[Start of DATA ROWS]

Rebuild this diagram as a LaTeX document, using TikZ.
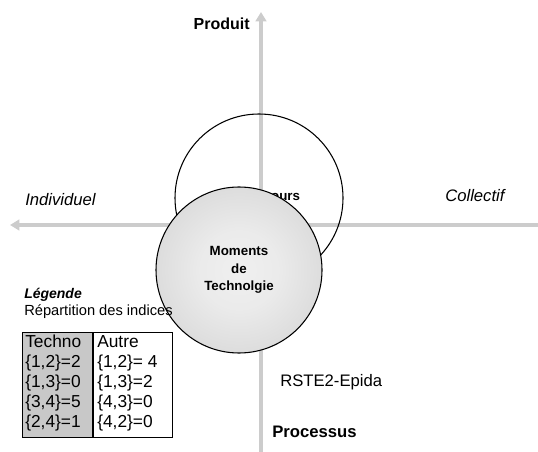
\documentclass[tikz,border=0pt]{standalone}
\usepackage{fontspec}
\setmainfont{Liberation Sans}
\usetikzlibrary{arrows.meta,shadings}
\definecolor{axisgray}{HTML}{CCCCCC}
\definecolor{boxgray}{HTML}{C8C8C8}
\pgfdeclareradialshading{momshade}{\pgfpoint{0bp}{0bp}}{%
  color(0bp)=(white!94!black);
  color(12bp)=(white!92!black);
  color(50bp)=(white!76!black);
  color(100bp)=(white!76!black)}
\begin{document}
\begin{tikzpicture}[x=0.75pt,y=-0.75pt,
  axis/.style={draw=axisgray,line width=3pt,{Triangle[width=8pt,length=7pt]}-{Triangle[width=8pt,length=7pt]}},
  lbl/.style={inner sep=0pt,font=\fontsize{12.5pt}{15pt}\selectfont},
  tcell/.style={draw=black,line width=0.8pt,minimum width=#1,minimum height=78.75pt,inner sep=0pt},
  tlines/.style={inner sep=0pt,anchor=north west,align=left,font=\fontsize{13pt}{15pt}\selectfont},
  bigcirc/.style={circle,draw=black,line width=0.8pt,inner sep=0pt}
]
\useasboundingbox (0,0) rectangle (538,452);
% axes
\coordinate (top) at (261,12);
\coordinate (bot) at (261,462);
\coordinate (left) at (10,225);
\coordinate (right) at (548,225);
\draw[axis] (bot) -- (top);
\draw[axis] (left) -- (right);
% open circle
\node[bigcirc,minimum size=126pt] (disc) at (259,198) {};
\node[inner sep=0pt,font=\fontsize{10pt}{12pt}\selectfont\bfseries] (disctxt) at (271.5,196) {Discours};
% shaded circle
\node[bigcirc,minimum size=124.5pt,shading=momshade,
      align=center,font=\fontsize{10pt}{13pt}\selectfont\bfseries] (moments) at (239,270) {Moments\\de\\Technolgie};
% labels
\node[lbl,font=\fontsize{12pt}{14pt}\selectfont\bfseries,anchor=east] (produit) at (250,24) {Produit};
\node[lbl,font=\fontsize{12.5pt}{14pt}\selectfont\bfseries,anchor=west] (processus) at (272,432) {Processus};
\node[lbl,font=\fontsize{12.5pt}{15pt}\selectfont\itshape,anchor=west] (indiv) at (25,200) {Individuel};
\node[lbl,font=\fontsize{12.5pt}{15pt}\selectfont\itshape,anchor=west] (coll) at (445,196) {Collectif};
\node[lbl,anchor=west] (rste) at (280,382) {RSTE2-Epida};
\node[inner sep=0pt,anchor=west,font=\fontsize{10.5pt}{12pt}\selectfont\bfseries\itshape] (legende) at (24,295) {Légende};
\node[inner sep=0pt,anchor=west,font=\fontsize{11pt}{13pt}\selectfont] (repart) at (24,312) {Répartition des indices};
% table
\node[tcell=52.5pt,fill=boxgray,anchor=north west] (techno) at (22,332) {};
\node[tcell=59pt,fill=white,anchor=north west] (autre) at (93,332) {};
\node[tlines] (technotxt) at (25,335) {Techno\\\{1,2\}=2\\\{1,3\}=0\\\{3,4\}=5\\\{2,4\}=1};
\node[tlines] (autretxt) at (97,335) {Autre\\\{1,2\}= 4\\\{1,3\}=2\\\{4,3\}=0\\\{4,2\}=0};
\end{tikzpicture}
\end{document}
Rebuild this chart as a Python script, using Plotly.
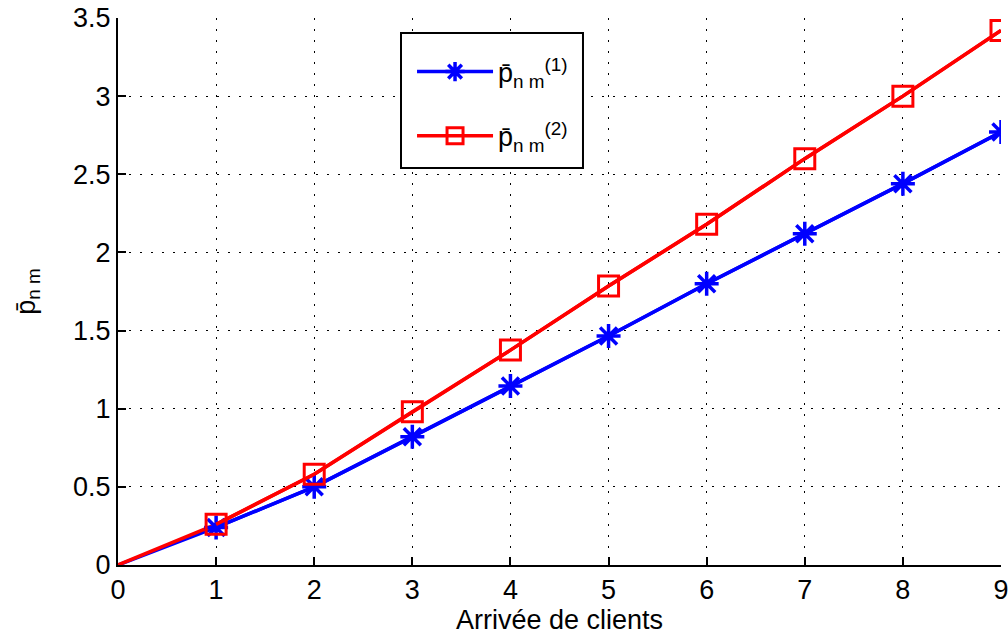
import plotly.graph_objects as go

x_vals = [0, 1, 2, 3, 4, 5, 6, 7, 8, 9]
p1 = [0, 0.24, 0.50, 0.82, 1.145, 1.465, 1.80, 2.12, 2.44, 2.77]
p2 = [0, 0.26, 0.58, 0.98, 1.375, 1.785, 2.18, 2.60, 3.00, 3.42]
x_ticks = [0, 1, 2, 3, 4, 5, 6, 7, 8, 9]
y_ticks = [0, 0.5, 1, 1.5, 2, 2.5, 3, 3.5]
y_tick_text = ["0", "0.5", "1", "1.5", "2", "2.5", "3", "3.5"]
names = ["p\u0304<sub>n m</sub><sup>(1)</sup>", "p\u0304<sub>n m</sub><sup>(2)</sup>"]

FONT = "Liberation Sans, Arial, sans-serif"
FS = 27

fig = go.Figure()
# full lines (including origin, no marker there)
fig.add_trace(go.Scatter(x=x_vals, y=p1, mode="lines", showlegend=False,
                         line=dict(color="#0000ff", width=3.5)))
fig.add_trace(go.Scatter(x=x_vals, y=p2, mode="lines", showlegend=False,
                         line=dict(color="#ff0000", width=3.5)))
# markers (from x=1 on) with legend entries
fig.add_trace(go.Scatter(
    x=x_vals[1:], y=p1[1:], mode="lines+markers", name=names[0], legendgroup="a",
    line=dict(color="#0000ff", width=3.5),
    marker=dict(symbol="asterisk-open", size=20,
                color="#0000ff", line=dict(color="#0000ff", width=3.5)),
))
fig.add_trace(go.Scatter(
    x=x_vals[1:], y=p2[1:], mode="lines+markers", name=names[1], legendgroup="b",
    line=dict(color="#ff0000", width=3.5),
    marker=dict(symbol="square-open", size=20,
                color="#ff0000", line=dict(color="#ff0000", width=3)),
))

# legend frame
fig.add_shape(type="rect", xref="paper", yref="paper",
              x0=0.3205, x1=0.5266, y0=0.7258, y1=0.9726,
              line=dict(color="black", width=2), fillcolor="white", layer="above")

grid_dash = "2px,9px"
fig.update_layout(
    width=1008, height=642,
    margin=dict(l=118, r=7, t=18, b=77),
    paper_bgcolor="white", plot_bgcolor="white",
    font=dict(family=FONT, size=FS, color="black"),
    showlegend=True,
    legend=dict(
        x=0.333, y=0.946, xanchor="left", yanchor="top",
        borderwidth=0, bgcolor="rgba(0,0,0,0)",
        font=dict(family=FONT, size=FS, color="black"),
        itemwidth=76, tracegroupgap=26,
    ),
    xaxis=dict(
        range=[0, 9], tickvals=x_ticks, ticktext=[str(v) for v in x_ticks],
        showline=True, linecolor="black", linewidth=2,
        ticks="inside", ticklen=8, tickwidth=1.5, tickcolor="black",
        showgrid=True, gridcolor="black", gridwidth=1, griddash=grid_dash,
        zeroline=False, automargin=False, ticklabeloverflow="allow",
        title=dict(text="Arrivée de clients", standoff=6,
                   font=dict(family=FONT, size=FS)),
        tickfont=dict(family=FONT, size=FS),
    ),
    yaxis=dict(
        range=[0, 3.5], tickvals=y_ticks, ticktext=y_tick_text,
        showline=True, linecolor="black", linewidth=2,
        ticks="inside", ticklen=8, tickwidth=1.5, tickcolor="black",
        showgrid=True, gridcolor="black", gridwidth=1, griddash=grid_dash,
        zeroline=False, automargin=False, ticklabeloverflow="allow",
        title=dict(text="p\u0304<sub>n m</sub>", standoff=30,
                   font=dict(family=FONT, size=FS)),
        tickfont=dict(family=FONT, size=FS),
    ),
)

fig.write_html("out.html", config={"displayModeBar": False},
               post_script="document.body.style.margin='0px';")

[End of DATA ROWS]

◆ STATED GOAL: Above are some records. Report the number of their lines that include "Rebuild", and add nothing else.

◆ ANSWER IN FULL: 2